The report comes after the department reported Friday that the economy generated just 22,000 jobs in August, adding to fears that President Donald Trump's erratic economic policies, including massive and unpredictable taxes on imports, have created so much uncertainty that businesses are reluctant to hire.

Sal Guatieri, senior economist at BMO Capital Markets said the revisions painted “a much weaker portrait of the job market than initially thought. While the revision doesn’t say much about what has happened since March, it suggests the labor market had less momentum heading into the trade war. And, recent data suggest the market has downshifted further.″ Since March, monthly job creation has decelerated to an average 53,000.

When the preliminary benchmark revisions last year showed 818,000 fewer jobs in the year ended March 2024, then-presidential candidate Trump declared the numbers had been rigged to conceal economic weakness and help Democrats in the 2024 election. However, he did not explain why the government would release the revised numbers two and a half months before voters went to the polls. (The final revisions for the 12 months that ended March 2024, which came out in February this year, were less dramatic but still bad: Payrolls ended up 589,000 lower than originally reported.)

The latest revisions will likely increase pressure on the Federal Reserve to cut its benchmark interest rate at its meeting next week to give the economy a boost. James Knightley, an economist at ING, also expects the Fed to cut again at its meetings in October and December.

In a commentary, Knightley wrote that the Labor Department numbers “can be significantly wrong'' when the economy is at a turning point. ”In the early stages of a downturn they tend to overestimate the jobs created by new start-ups – ‘births’ – and underestimate the number of jobs lost by the ‘death’ of failing small businesses,'' he wrote. "These revisions suggest that jobs momentum is being lost from an even weaker position than originally thought. It also reinforces the belief that even the poor numbers seen in 2025 are probably overstating the health of the employment market.''

After the Labor Department issued a disappointing jobs report for July, Trump fired the economist in charge of compiling numbers and nominated a loyalist to replace her. He was especially enraged by revisions that took 258,000 jobs off May and June payrolls.

Government economists have been struggling with a dramatic drop in the number of employers that respond to their surveys. Still, most economists and financial analysts consider the official jobs numbers reliable.
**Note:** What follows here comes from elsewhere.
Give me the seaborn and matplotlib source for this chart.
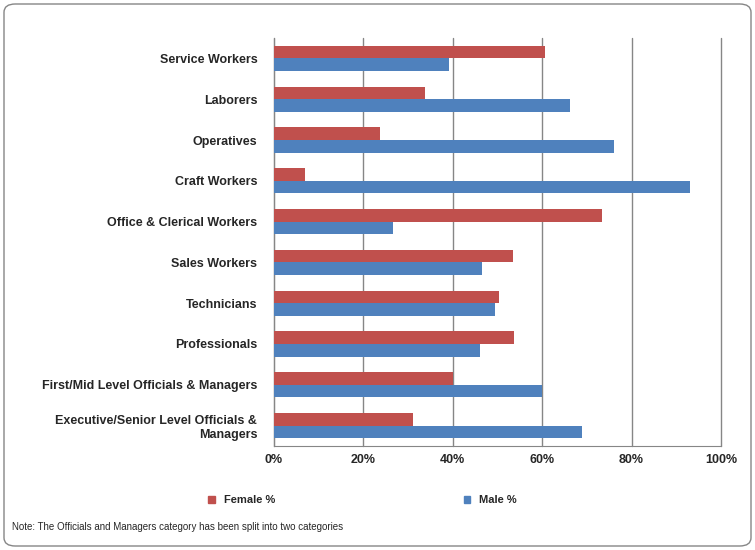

The Labor Department compiles its monthly hiring report by surveying 121,000 employers, representing 631,000 individual worksites nationwide. Every year, it revises its payroll numbers after consulting the more complete job rolls that employers report quarterly to state unemployment tax offices. The Labor Department cited two main reasons for Tuesday’s big preliminary revision: Employers reported fewer workers to state unemployment offices than they did in the federal jobs surveys. And the employers that did not respond to the Labor Department reported less hiring to state unemployment agencies than those that did.